Copy each line below in which the word "code" occurs.

— START —

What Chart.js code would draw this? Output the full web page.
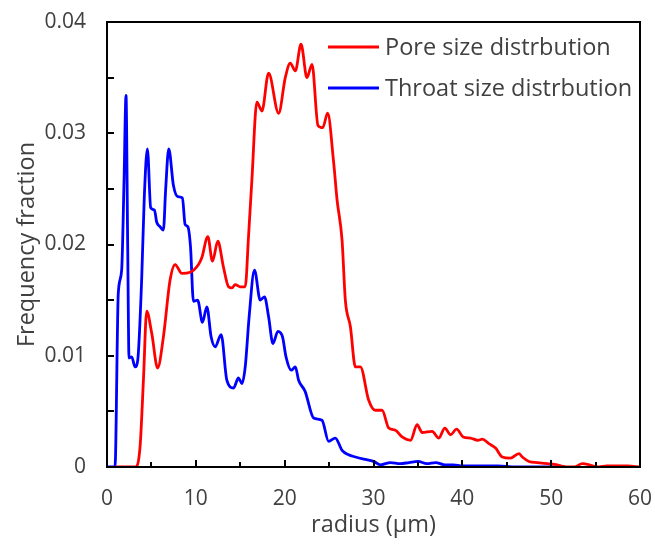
<!DOCTYPE html>
<html>
<head>
<meta charset="utf-8">
<script src="https://cdn.jsdelivr.net/npm/chart.js@4.4.1/dist/chart.umd.min.js"></script>
<style>
	html, body { margin: 0; padding: 0; background: #fff; }
	#wrap { width: 655px; height: 547px; position: relative; }
</style>
</head>
<body>
<div id="wrap"><canvas id="psd"></canvas></div>
<script>
// ─── Data ───────────────────────────────────────
const seriesLabels = ["Pore size distrbution", "Throat size distrbution"];

const poreX = [0.9, 3.2, 3.72, 4.1, 4.47, 5.04, 5.7, 6.35, 7.1, 7.67, 8.42, 9.36, 10.3, 10.67, 11.35, 11.87, 12.48, 13.1, 13.68, 14.06,
	14.43, 15.0, 15.56, 15.93, 16.31, 16.87, 17.44, 18.19, 19.32, 20.07, 20.63, 21.2, 21.84, 22.51, 23.08, 23.75, 24.28, 24.84, 25.5, 25.9,
	26.46, 26.83, 27.4, 27.96, 28.52, 29.46, 30.2, 30.97, 31.71, 32.47, 33.22, 34.16, 34.91, 35.48, 36.6, 37.35, 38.03, 38.67, 39.35, 40.1,
	40.92, 41.75, 42.24, 42.99, 43.74, 44.5, 45.4, 46.37, 46.75, 47.5, 48.44, 49.57, 50.7, 51.6, 52.6, 53.5, 54.3, 55.2, 56.3, 57.5, 58.6, 60];
const poreY = [0, 0, 0.0018, 0.0078, 0.014, 0.012, 0.0089, 0.0117, 0.0168, 0.0182, 0.0174, 0.0175, 0.0182, 0.0188, 0.0207, 0.0185, 0.0203, 0.018, 0.0162, 0.0161,
	0.0164, 0.0162, 0.0162, 0.0207, 0.0258, 0.0328, 0.032, 0.0354, 0.0318, 0.035, 0.0363, 0.0356, 0.038, 0.035, 0.0362, 0.0307, 0.0305, 0.0318, 0.0275, 0.024,
	0.0204, 0.015, 0.0126, 0.009, 0.009, 0.006, 0.0051, 0.0051, 0.0035, 0.0033, 0.0027, 0.0024, 0.0038, 0.0031, 0.0032, 0.0026, 0.0035, 0.0029, 0.0034, 0.0027,
	0.0026, 0.0024, 0.0025, 0.0021, 0.0017, 0.0009, 0.0008, 0.0012, 0.0009, 0.0005, 0.0004, 0.0003, 0.0002, 0, 0, 0.0003, 0.0002, 0, 0.0001, 0.0001, 0.0001, 0];

const throatX = [0, 0.9, 1.27, 1.65, 1.92, 2.14, 2.33, 2.48, 2.78, 3.16, 3.46, 3.9, 4.2, 4.55, 4.92, 5.34, 5.6, 5.97, 6.35, 6.6,
	6.95, 7.48, 7.97, 8.49, 8.79, 9.1, 9.4, 9.73, 10.2, 10.75, 11.24, 11.72, 12.17, 12.85, 13.49, 14.24, 14.8, 15.19, 15.56, 16.0,
	16.6, 17.25, 17.73, 18.19, 18.68, 19.24, 19.76, 20.15, 20.74, 21.2, 21.57, 22.3, 23.26, 24.2, 24.95, 25.7, 26.46, 27.2, 27.96, 28.9,
	30.0, 30.8, 31.9, 33.0, 34.0, 35.0, 36.0, 37.0, 38.0, 39.0, 40.0, 42.0, 44.0, 46.0, 48.0, 51.6];
const throatY = [0, 0, 0.0156, 0.0177, 0.0258, 0.0334, 0.0198, 0.0098, 0.0099, 0.009, 0.0096, 0.0168, 0.0243, 0.0286, 0.0233, 0.0231, 0.022, 0.0216, 0.0213, 0.0249,
	0.0286, 0.0253, 0.0243, 0.0242, 0.0218, 0.0216, 0.0198, 0.0149, 0.015, 0.013, 0.0144, 0.0117, 0.0108, 0.0119, 0.0078, 0.0071, 0.008, 0.0075, 0.009, 0.0135,
	0.0177, 0.015, 0.0153, 0.0135, 0.0111, 0.0122, 0.0117, 0.0099, 0.0087, 0.009, 0.0078, 0.0068, 0.0044, 0.0042, 0.0023, 0.0026, 0.0015, 0.0011, 0.0009, 0.0007,
	0.0005, 0.0002, 0.0004, 0.0003, 0.0004, 0.0005, 0.0003, 0.0004, 0.0002, 0.0002, 0.0001, 0.0001, 0.0001, 0, 0, 0];

const xTickStep = 10, xMinorStep = 5;
const yTickStep = 0.01, yMinorStep = 0.005;

// ─── Helpers ───────────────────────────────────
const toPoints = (xs, ys) => xs.map((x, i) => ({ x, y: ys[i] }));
const TEXT = "#404040";
const FONT = "'Open Sans', sans-serif";
const TICK_SIZE = 21;
const LABEL_SIZE = 23.5;
const LINE_W = 2.8;

// frame + inward ticks, like the Excel original
const framePlugin = {
	id: "frame",
	afterDatasetsDraw(chart) {
		const { ctx, chartArea: a, scales } = chart;
		ctx.save();
		ctx.strokeStyle = "#000";
		ctx.lineWidth = 2;
		ctx.strokeRect(a.left, a.top, a.right - a.left, a.bottom - a.top);

		ctx.beginPath();
		for (let v = 0; v <= scales.x.max + 1e-9; v += xMinorStep) {
			const px = Math.round(scales.x.getPixelForValue(v));
			const len = v % xTickStep === 0 ? 7 : 5;
			ctx.moveTo(px, a.bottom);
			ctx.lineTo(px, a.bottom - len);
		}
		for (let v = 0; v <= scales.y.max + 1e-9; v += yMinorStep) {
			const py = Math.round(scales.y.getPixelForValue(v));
			ctx.moveTo(a.left, py);
			ctx.lineTo(a.left + 7, py);
		}
		ctx.stroke();
		ctx.restore();
	},
	afterDraw(chart) {
		// legend inside the plot, top right
		const { ctx } = chart;
		ctx.save();
		ctx.font = LABEL_SIZE + "px " + FONT;
		ctx.textBaseline = "middle";
		chart.data.datasets.forEach((ds, i) => {
			const y = 47 + i * 41;
			ctx.strokeStyle = ds.borderColor;
			ctx.lineWidth = LINE_W;
			ctx.beginPath();
			ctx.moveTo(328, y);
			ctx.lineTo(379, y);
			ctx.stroke();
			ctx.fillStyle = TEXT;
			ctx.fillText(ds.label, 385, y + 1);
		});
		ctx.restore();
	},
};

new Chart(document.getElementById("psd"), {
	type: "line",
	data: {
		datasets: [
			{
				label: seriesLabels[0],
				data: toPoints(poreX, poreY),
				borderColor: "#ff0000",
				borderWidth: LINE_W,
				pointRadius: 0,
				cubicInterpolationMode: "monotone",
				fill: false,
			},
			{
				label: seriesLabels[1],
				data: toPoints(throatX, throatY),
				borderColor: "#0000ff",
				borderWidth: LINE_W,
				pointRadius: 0,
				cubicInterpolationMode: "monotone",
				fill: false,
			},
		],
	},
	options: {
		responsive: true,
		maintainAspectRatio: false,
		animation: false,
		layout: { padding: { top: 22, right: 15, left: 0, bottom: 0 } },
		plugins: { legend: { display: false }, tooltip: { enabled: false } },
		scales: {
			x: {
				type: "linear",
				min: 0,
				max: 60,
				grid: { display: false, drawTicks: false },
				border: { display: false },
				ticks: { stepSize: xTickStep, padding: 19, color: TEXT, font: { family: FONT, size: TICK_SIZE }, maxRotation: 0 },
				title: { display: true, text: "radius (μm)", color: TEXT, font: { family: FONT, size: LABEL_SIZE }, padding: { top: 0, bottom: 8 } },
				afterFit: (s) => {
					s.height = 80;
					s.paddingLeft = 0;
					s.paddingRight = 0;
				},
			},
			y: {
				min: 0,
				max: 0.04,
				grid: { display: false, drawTicks: false },
				border: { display: false },
				ticks: {
					stepSize: yTickStep,
					padding: 21,
					color: TEXT,
					font: { family: FONT, size: TICK_SIZE },
					callback: (v) => (v === 0 ? "0" : v.toFixed(2)),
				},
				title: { display: true, text: "Frequency fraction", color: TEXT, font: { family: FONT, size: LABEL_SIZE }, padding: { top: 13, bottom: 0 } },
				afterFit: (s) => {
					s.width = 107;
					s.paddingTop = 0;
					s.paddingBottom = 0;
				},
			},
		},
	},
	plugins: [framePlugin],
});
</script>
</body>
</html>
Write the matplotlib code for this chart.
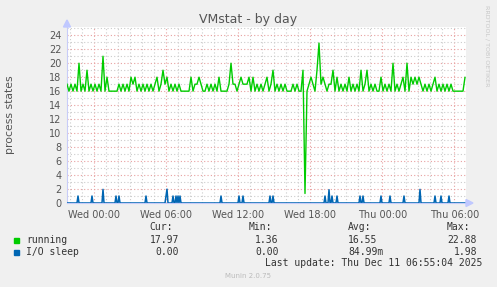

— END —

◆ The completed task ◆
What Chart.js code would draw this? Output the full web page.
Write the matplotlib code for this chart.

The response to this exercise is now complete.